Mr. Grimsby is a Leicester Longwool ram fleece I acquired from David at The Berryhill Farm in Pine Island, MN. While a vendor at Shepherd’s Harvest, Lake Elmo, MN I met David and his ram Grimsby. Having the opportunity to see Grimsby before shorn is a huge plus in selecting a fleece. Once the fleece was shorn, it was time to make sure it would be a good choice for hand spinning. When checking for a stable fleece, I want it to fit the breed standard. Checking the lock structure, I refer back to the “Fleece & Fiber Sourcebook” by Deborah Robson and Carol Ekarius. Then choosing several locks from different fleece areas, I perform a strand test to make sure the fibers are sound. Taking a lock holding the cut end in one hand between pointer finger and thumb and the tip end in the other hand between pointer finger and thumb. Pulling my hands apart hard, the lock will make a pong sound. The lock should not be brittle. You should not hear a breaking sound. The fiber should be strong and healthy.
The first step in preparing the fleece to spin into yarn is skirting. I open the fleece up. Spreading it across a table. Mr. Grimsby is a large fleece. Working to remove all the waste fiber around the outside. You can see Grimsby is a relatively clean fleece. Shaking to remove second cuts. Then I begin to ‘monkey pick’ the vegetable material (VM). VM is a term we use in the industry to refer to straw, hay, burrs. When I think I have all the barn yarn residue removed. I shake some more, pick some more, and continue this until it has been removed. Skirting/picking/shaking is, to be, the most important step in processing a fleece (having chosen a sound fleece) from raw to finish. The more time I give to this stage, the more enjoyable the rest of the process will be. A gentle reminder VM does not come out when washing. If you do not pick it out now, you will be picking throughout the process, or you will end up with VM in your finished yarn. This is when I really begin to understand this fiber.
Mr. Grimsby had some lanolin. The photo was the first of three washes using Power Scour by Unicorn Fibre. *Note typically, I place the fleece in a colander to strain the water out without agitation.
For this batch, I did not properly set up my fleece cleaning station. Having neglected to retrieve the colander in haste. I ended up with some felting.
I did my first rinse between the second and third wash. Having decided there was still a bit too much dirt, I opted for a third wash. Then two more rinses the final with Fibre Rinse from Unicorn Fibre.
Then squeezing the fleece (should have used the colander) using a towel to roll the fleece in. It took a couple of bath size towels. Placing the fleece on a clean, dry towel, I began to pick it open to dry.

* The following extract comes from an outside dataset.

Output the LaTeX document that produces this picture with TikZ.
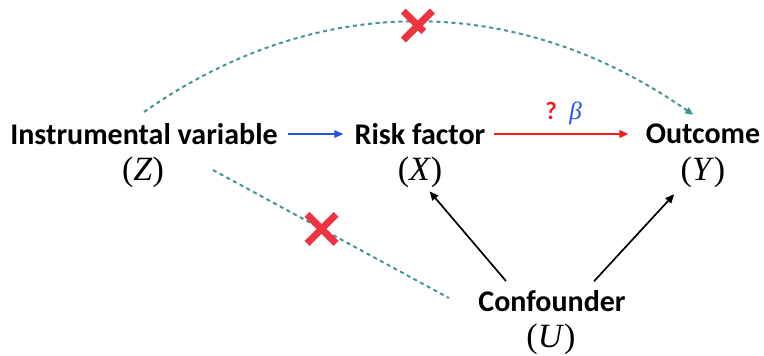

Saving the lock structure was my goal to be able to spin from the lock. Quickly I became aware of my error by not using the colander to drain the fiber instead of squeezing.
The fiber opened up a bit and left overnight to dry. I was a bit surprised the fiber was still damp in the morning. I turned to the pet dryer to dry the fiber the rest of the way. Having a standard poodle to groom regularly provides some nice tools to double as fiber prep too.
I’m very pleased with the locks. The color is wonderful with excellent shine. What I learned by prepping this batch was how easily it was to felt this fiber. It isn’t horrible by any means. The fiber is totally spin-able. In the next batch, I will add the extra step back to my normal washing/rinsing using the straining bowl method. Lesson learned!
But… look at the happy accident a felted collar. The beginning of possibilities. A truly added feature for a wearable art piece.